April 4, 2023
Kenya High Court upholds that interchange fees are financial services exempt from VAT
In Commissioner of Domestic Taxes v. Bank of Africa Limited (Civil Appeal E127 of 2020), the Commissioner of Domestic taxes (Appellant or Commissioner) sought to charge VAT on interchange fees earned by the Bank of Africa Limited (Respondent) in its capacity as an issuing bank.
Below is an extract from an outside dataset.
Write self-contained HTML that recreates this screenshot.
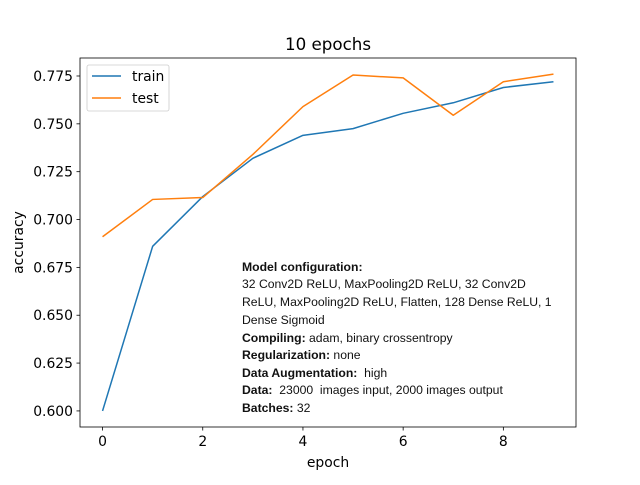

The Respondent maintained that the card transactions giving rise to interchange fees qualify as money-transfer services, which encompass financial services that are VAT-exempt under paragraph 1(a)(b) Part II of the First Schedule to the VAT Act, 2013.
The High Court agreed with the Tax Appeals Tribunal (TAT) decision that VAT is not applicable on interchange fees.
On 12 June 2018, the Appellant issued a tax assessment to the Respondent totaling KES87,729,030 for undeclared VAT on payments made to card companies and for marketing and management services offered to both the merchants and acquiring banks for the period January 2013 to December 2017. The Respondent objected the assessment and the Commissioner issued an objection decision dated 5 September 2018, reducing the assessed VAT on interchange fees to KES15,158,378.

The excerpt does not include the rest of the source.